> [DIRECTIVE]:
Up to and including the line with "sep=0pt, text=txtc] (subtitle)", write out the listing from its first line, minus the pictures.

> [RECORDED DATA]:
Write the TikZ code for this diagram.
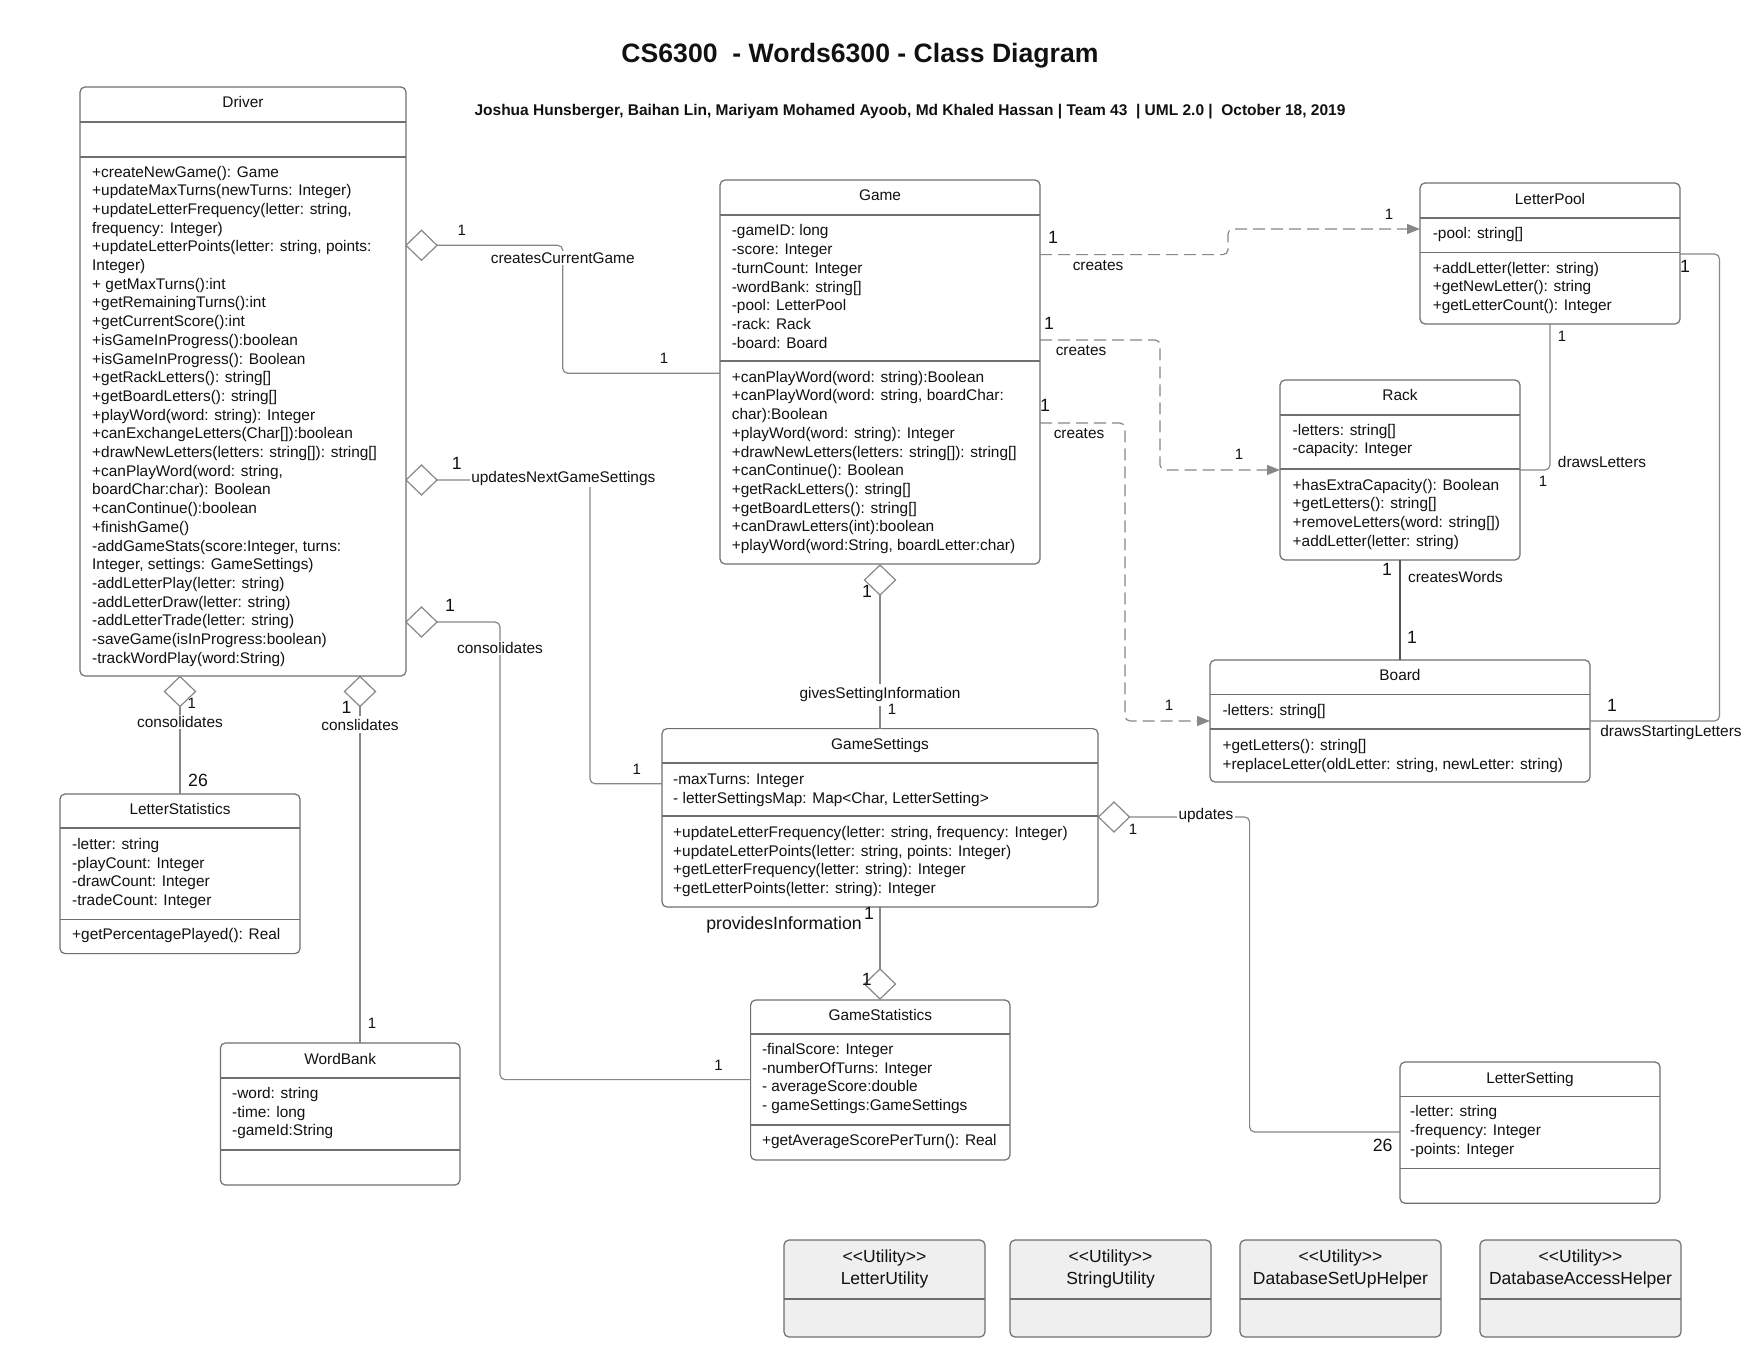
\documentclass[tikz,border=0pt]{standalone}
\usepackage{fontspec}
\setmainfont{Liberation Sans}
\usetikzlibrary{shapes.geometric,arrows.meta}
\definecolor{boxc}{HTML}{6F6F6F}
\definecolor{linec}{HTML}{878787}
\definecolor{thickc}{HTML}{555555}
\definecolor{utilfill}{HTML}{EFEFEF}
\definecolor{txtc}{HTML}{111111}
\begin{document}
\begin{tikzpicture}[x=1pt,y=-1pt,
  cls/.style={draw=boxc, line width=1.2pt, rounded corners=5pt, fill=white, inner sep=0pt, outer sep=0pt, anchor=north west},
  util/.style={cls, fill=utilfill},
  divl/.style={draw=boxc, line width=1.2pt},
  ttl/.style={font=\fontsize{15.4}{18.7}\selectfont, anchor=base, inner sep=0pt, text=txtc},
  body/.style={font=\fontsize{15.4}{18.7}\selectfont, anchor=north west, align=left, inner sep=0pt, text=txtc},
  utxt/.style={font=\fontsize{17.5}{22}\selectfont, anchor=north, align=center, inner sep=0pt, text=txtc},
  conn/.style={draw=linec, line width=1.2pt, rounded corners=5pt},
  dep/.style={conn, dash pattern=on 12pt off 6pt, -{Triangle[length=13pt,width=10pt]}},
  agg/.style={shape=diamond, draw=linec, line width=1.2pt, fill=white, minimum width=31pt, minimum height=30pt, inner sep=0pt, outer sep=0pt},
  lab/.style={font=\fontsize{15.4}{18.7}\selectfont, inner sep=1.5pt, text=txtc},
  labw/.style={lab, fill=white},
  mult/.style={font=\fontsize{15}{18}\selectfont, inner sep=0pt, text=txtc},
  multb/.style={font=\fontsize{17.7}{21}\selectfont, inner sep=0pt, text=txtc}
]
\fill[white] (0,0) rectangle (1760,1360);
\useasboundingbox (0,0) rectangle (1760,1360);

% titles
\node[font=\fontsize{26.6}{30}\selectfont\bfseries, inner sep=0pt, text=txtc] (title) at (860,56) {CS6300~ - Words6300 - Class Diagram};
\node[font=\fontsize{15.5}{18}\selectfont\bfseries, inner sep=0pt, text=txtc] (subtitle) at (910,112) {Joshua Hunsberger, Baihan Lin, Mariyam Mohamed Ayoob, Md Khaled Hassan | Team 43~ | UML 2.0 |~ October 18, 2019};

% Driver
\node[cls, minimum width=326pt, minimum height=589pt] (driver) at (80,87) {};
\draw[divl] (driver.west |- 0,122) -- (driver.east |- 0,122);
\draw[divl] (driver.west |- 0,157) -- (driver.east |- 0,157);
\node[ttl] (driver-t) at (243,107.8) {Driver};
\node[body] (driver-m) at (92,163.7) {\strut+createNewGame(): Game\\+updateMaxTurns(newTurns: Integer)\\+updateLetterFrequency(letter: string,\\frequency: Integer)\\+updateLetterPoints(letter: string, points:\\Integer)\\+ getMaxTurns():int\\+getRemainingTurns():int\\+getCurrentScore():int\\+isGameInProgress():boolean\\+isGameInProgress(): Boolean\\+getRackLetters(): string[]\\+getBoardLetters(): string[]\\+playWord(word: string): Integer\\+canExchangeLetters(Char[]):boolean\\+drawNewLetters(letters: string[]): string[]\\+canPlayWord(word: string,\\boardChar:char): Boolean\\+canContinue():boolean\\+finishGame()\\-addGameStats(score:Integer, turns:\\Integer, settings: GameSettings)\\-addLetterPlay(letter: string)\\-addLetterDraw(letter: string)\\-addLetterTrade(letter: string)\\-saveGame(isInProgress:boolean)\\-trackWordPlay(word:String)};

% Game
\node[cls, minimum width=320pt, minimum height=384pt] (game) at (720,180) {};
\draw[divl] (game.west |- 0,215) -- (game.east |- 0,215);
\draw[divl] (game.west |- 0,361) -- (game.east |- 0,361);
\node[ttl] (game-t) at (880,200.9) {Game};
\node[body] (game-a) at (731.6,222.7) {\strut-gameID: long\\-score: Integer\\-turnCount: Integer\\-wordBank: string[]\\-pool: LetterPool\\-rack: Rack\\-board: Board};
\node[body] (game-m) at (731.6,369) {\strut+canPlayWord(word: string):Boolean\\+canPlayWord(word: string, boardChar:\\char):Boolean\\+playWord(word: string): Integer\\+drawNewLetters(letters: string[]): string[]\\+canContinue(): Boolean\\+getRackLetters(): string[]\\+getBoardLetters(): string[]\\+canDrawLetters(int):boolean\\+playWord(word:String, boardLetter:char)};

% LetterPool
\node[cls, minimum width=260pt, minimum height=141pt] (letterpool) at (1420,183) {};
\draw[divl] (letterpool.west |- 0,218) -- (letterpool.east |- 0,218);
\draw[divl] (letterpool.west |- 0,252.5) -- (letterpool.east |- 0,252.5);
\node[ttl] (letterpool-t) at (1550,204.1) {LetterPool};
\node[body] (letterpool-a) at (1432.6,225) {\strut-pool: string[]};
\node[body] (letterpool-m) at (1432.6,260) {\strut+addLetter(letter: string)\\+getNewLetter(): string\\+getLetterCount(): Integer};

% Rack
\node[cls, minimum width=240pt, minimum height=180pt] (rack) at (1280,380) {};
\draw[divl] (rack.west |- 0,415) -- (rack.east |- 0,415);
\draw[divl] (rack.west |- 0,469) -- (rack.east |- 0,469);
\node[ttl] (rack-t) at (1400,400.8) {Rack};
\node[body] (rack-a) at (1292.5,422) {\strut-letters: string[]\\-capacity: Integer};
\node[body] (rack-m) at (1292.5,477) {\strut+hasExtraCapacity(): Boolean\\+getLetters(): string[]\\+removeLetters(word: string[])\\+addLetter(letter: string)};

% Board
\node[cls, minimum width=380pt, minimum height=122pt] (board) at (1210,660) {};
\draw[divl] (board.west |- 0,694.5) -- (board.east |- 0,694.5);
\draw[divl] (board.west |- 0,729) -- (board.east |- 0,729);
\node[ttl] (board-t) at (1400,680.8) {Board};
\node[body] (board-a) at (1222.3,702) {\strut-letters: string[]};
\node[body] (board-m) at (1222.3,737) {\strut+getLetters(): string[]\\+replaceLetter(oldLetter: string, newLetter: string)};

% GameSettings
\node[cls, minimum width=436pt, minimum height=178.4pt] (gamesettings) at (662,728.6) {};
\draw[divl] (gamesettings.west |- 0,763) -- (gamesettings.east |- 0,763);
\draw[divl] (gamesettings.west |- 0,816) -- (gamesettings.east |- 0,816);
\node[ttl] (gamesettings-t) at (880,749.5) {GameSettings};
\node[body] (gamesettings-a) at (673,771) {\strut-maxTurns: Integer\\- letterSettingsMap: Map<Char, LetterSetting>};
\node[body] (gamesettings-m) at (673,824) {\strut+updateLetterFrequency(letter: string, frequency: Integer)\\+updateLetterPoints(letter: string, points: Integer)\\+getLetterFrequency(letter: string): Integer\\+getLetterPoints(letter: string): Integer};

% GameStatistics
\node[cls, minimum width=259.4pt, minimum height=160pt] (gamestats) at (750.6,1000) {};
\draw[divl] (gamestats.west |- 0,1034) -- (gamestats.east |- 0,1034);
\draw[divl] (gamestats.west |- 0,1125) -- (gamestats.east |- 0,1125);
\node[ttl] (gamestats-t) at (880.3,1020.5) {GameStatistics};
\node[body] (gamestats-a) at (761.8,1041) {\strut-finalScore: Integer\\-numberOfTurns: Integer\\- averageScore:double\\- gameSettings:GameSettings};
\node[body] (gamestats-m) at (761.8,1132) {\strut+getAverageScorePerTurn(): Real};

% LetterStatistics
\node[cls, minimum width=240pt, minimum height=159.6pt] (lstats) at (60,794) {};
\draw[divl] (lstats.west |- 0,828) -- (lstats.east |- 0,828);
\draw[divl] (lstats.west |- 0,919.6) -- (lstats.east |- 0,919.6);
\node[ttl] (lstats-t) at (180,814.8) {LetterStatistics};
\node[body] (lstats-a) at (72,836) {\strut-letter: string\\-playCount: Integer\\-drawCount: Integer\\-tradeCount: Integer};
\node[body] (lstats-m) at (72,926.6) {\strut+getPercentagePlayed(): Real};

% WordBank
\node[cls, minimum width=239.6pt, minimum height=142pt] (wordbank) at (220.4,1043) {};
\draw[divl] (wordbank.west |- 0,1078) -- (wordbank.east |- 0,1078);
\draw[divl] (wordbank.west |- 0,1150) -- (wordbank.east |- 0,1150);
\node[ttl] (wordbank-t) at (340.2,1064.1) {WordBank};
\node[body] (wordbank-a) at (232,1085) {\strut-word: string\\-time: long\\-gameId:String};

% LetterSetting
\node[cls, minimum width=260pt, minimum height=141.3pt] (lsetting) at (1400,1062) {};
\draw[divl] (lsetting.west |- 0,1096.3) -- (lsetting.east |- 0,1096.3);
\draw[divl] (lsetting.west |- 0,1168.3) -- (lsetting.east |- 0,1168.3);
\node[ttl] (lsetting-t) at (1530,1083.2) {LetterSetting};
\node[body] (lsetting-a) at (1410,1103.3) {\strut-letter: string\\-frequency: Integer\\-points: Integer};

% Utility classes
\node[util, minimum width=201pt, minimum height=97pt] (u1) at (784,1240) {};
\node[util, minimum width=201pt, minimum height=97pt] (u2) at (1010,1240) {};
\node[util, minimum width=201pt, minimum height=97pt] (u3) at (1240,1240) {};
\node[util, minimum width=201pt, minimum height=97pt] (u4) at (1480,1240) {};
\foreach \u in {u1,u2,u3,u4}{\draw[divl] (\u.west |- 0,1299) -- (\u.east |- 0,1299);}
\node[utxt] (u1-t) at (884.5,1247.3) {\strut<{}<Utility>{}>\\LetterUtility};
\node[utxt] (u2-t) at (1110.5,1247.3) {\strut<{}<Utility>{}>\\StringUtility};
\node[utxt] (u3-t) at (1340.5,1247.3) {\strut<{}<Utility>{}>\\DatabaseSetUpHelper};
\node[utxt] (u4-t) at (1580.5,1247.3) {\strut<{}<Utility>{}>\\DatabaseAccessHelper};

% aggregation diamonds
\node[agg] (dA) at (421.5,245.3) {};
\node[agg] (dB) at (421.5,480) {};
\node[agg] (dC) at (421.5,622) {};
\node[agg] (dD) at (180,691.5) {};
\node[agg] (dE) at (360,691.5) {};
\node[agg] (dF) at (880,580) {};
\node[agg] (dG) at (880,984) {};
\node[agg] (dH) at (1114,817) {};

% connectors
\draw[conn] (dA.east) -- (562.7,245.3) -- (562.7,373.3) -- (game.west |- 0,373.3);
\draw[conn] (dB.east) -- (590,480) -- (590,783.7) -- (gamesettings.west |- 0,783.7);
\draw[conn] (dC.east) -- (500,622) -- (500,1079.6) -- (gamestats.west |- 0,1079.6);
\draw[conn] (dD.south) -- (lstats.north);
\draw[conn] (dE.south) -- (dE.south |- wordbank.north);
\draw[conn] (dF.south) -- (gamesettings.north);
\draw[conn] (gamesettings.south) -- (dG.north);
\draw[conn] (dH.east) -- (1249.6,817) -- (1249.6,1132) -- (lsetting.west |- 0,1132);
\draw[dep] (game.east |- 0,254.6) -- (1228,254.6) -- (1228,229) -- (letterpool.west |- 0,229);
\draw[dep] (game.east |- 0,340) -- (1160,340) -- (1160,470) -- (rack.west |- 0,470);
\draw[dep] (game.east |- 0,423) -- (1125,423) -- (1125,721) -- (board.west |- 0,721);
\draw[conn] (letterpool.south -| 1550,0) -- (1550,470) -- (rack.east |- 0,470);
\draw[conn] (letterpool.east |- 0,254) -- (1719.5,254) -- (1719.5,721) -- (board.east |- 0,721);
\draw[draw=thickc, line width=2.2pt] (rack.south) -- (board.north);

% connector labels
\node[labw] (lA) at (562.7,257.7) {createsCurrentGame};
\node[labw] (lB) at (563.3,478.7) {updatesNextGameSettings};
\node[labw] (lC) at (500,647.7) {consolidates};
\node[labw] (lD) at (180,721.8) {consolidates};
\node[labw, inner ysep=3pt] (lE) at (360,724.6) {conslidates};
\node[labw, inner ysep=4pt] (lF) at (880,694.7) {givesSettingInformation};
\node[multb] (lG) at (784,924.5) {providesInformation};
\node[labw] (lH) at (1206,816) {updates};
\node[lab] (lI) at (1098,266) {creates};
\node[lab] (lJ) at (1081,351) {creates};
\node[lab] (lK) at (1079,434) {creates};
\node[lab] (lL) at (1602,462) {drawsLetters};
\node[lab] (lM) at (1671,733) {drawsStartingLetters};
\node[lab] (lN) at (1455.5,577) {createsWords};

% multiplicities
\node[mult] (mA1) at (461.7,230.7) {1};
\node[mult] (mA2) at (664,358) {1};
\node[multb] (mB1) at (456.7,463.3) {1};
\node[mult] (mB2) at (636.8,769) {1};
\node[multb] (mC1) at (450,605) {1};
\node[mult] (mC2) at (718.5,1065) {1};
\node[mult] (mD1) at (191.9,703) {1};
\node[multb] (mD2) at (198,780) {26};
\node[multb] (mE1) at (346.5,707.5) {1};
\node[mult] (mE2) at (372,1023) {1};
\node[multb] (mF1) at (867,591.4) {1};
\node[mult] (mF2) at (892,709) {1};
\node[multb] (mG1) at (869,913) {1};
\node[multb] (mG2) at (866.7,979) {1};
\node[mult] (mH1) at (1133,829.4) {1};
\node[multb] (mH2) at (1382.7,1145.3) {26};
\node[multb] (mI1) at (1053,237) {1};
\node[mult] (mI2) at (1389,214) {1};
\node[multb] (mJ1) at (1049,323) {1};
\node[mult] (mJ2) at (1239,454) {1};
\node[multb] (mK1) at (1045,405) {1};
\node[mult] (mK2) at (1169,705) {1};
\node[mult] (mL1) at (1562,336.5) {1};
\node[mult] (mL2) at (1543,481) {1};
\node[multb] (mM1) at (1685,266) {1};
\node[multb] (mM2) at (1612,705) {1};
\node[multb] (mN1) at (1387,569) {1};
\node[multb] (mN2) at (1412,637) {1};
\end{tikzpicture}
\end{document}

> [FULL RESPONSE]:
Write the TikZ code for this diagram.
\documentclass[tikz,border=0pt]{standalone}
\usepackage{fontspec}
\setmainfont{Liberation Sans}
\usetikzlibrary{shapes.geometric,arrows.meta}
\definecolor{boxc}{HTML}{6F6F6F}
\definecolor{linec}{HTML}{878787}
\definecolor{thickc}{HTML}{555555}
\definecolor{utilfill}{HTML}{EFEFEF}
\definecolor{txtc}{HTML}{111111}
\begin{document}
\begin{tikzpicture}[x=1pt,y=-1pt,
  cls/.style={draw=boxc, line width=1.2pt, rounded corners=5pt, fill=white, inner sep=0pt, outer sep=0pt, anchor=north west},
  util/.style={cls, fill=utilfill},
  divl/.style={draw=boxc, line width=1.2pt},
  ttl/.style={font=\fontsize{15.4}{18.7}\selectfont, anchor=base, inner sep=0pt, text=txtc},
  body/.style={font=\fontsize{15.4}{18.7}\selectfont, anchor=north west, align=left, inner sep=0pt, text=txtc},
  utxt/.style={font=\fontsize{17.5}{22}\selectfont, anchor=north, align=center, inner sep=0pt, text=txtc},
  conn/.style={draw=linec, line width=1.2pt, rounded corners=5pt},
  dep/.style={conn, dash pattern=on 12pt off 6pt, -{Triangle[length=13pt,width=10pt]}},
  agg/.style={shape=diamond, draw=linec, line width=1.2pt, fill=white, minimum width=31pt, minimum height=30pt, inner sep=0pt, outer sep=0pt},
  lab/.style={font=\fontsize{15.4}{18.7}\selectfont, inner sep=1.5pt, text=txtc},
  labw/.style={lab, fill=white},
  mult/.style={font=\fontsize{15}{18}\selectfont, inner sep=0pt, text=txtc},
  multb/.style={font=\fontsize{17.7}{21}\selectfont, inner sep=0pt, text=txtc}
]
\fill[white] (0,0) rectangle (1760,1360);
\useasboundingbox (0,0) rectangle (1760,1360);

% titles
\node[font=\fontsize{26.6}{30}\selectfont\bfseries, inner sep=0pt, text=txtc] (title) at (860,56) {CS6300~ - Words6300 - Class Diagram};
\node[font=\fontsize{15.5}{18}\selectfont\bfseries, inner sep=0pt, text=txtc] (subtitle) at (910,112) {Joshua Hunsberger, Baihan Lin, Mariyam Mohamed Ayoob, Md Khaled Hassan | Team 43~ | UML 2.0 |~ October 18, 2019};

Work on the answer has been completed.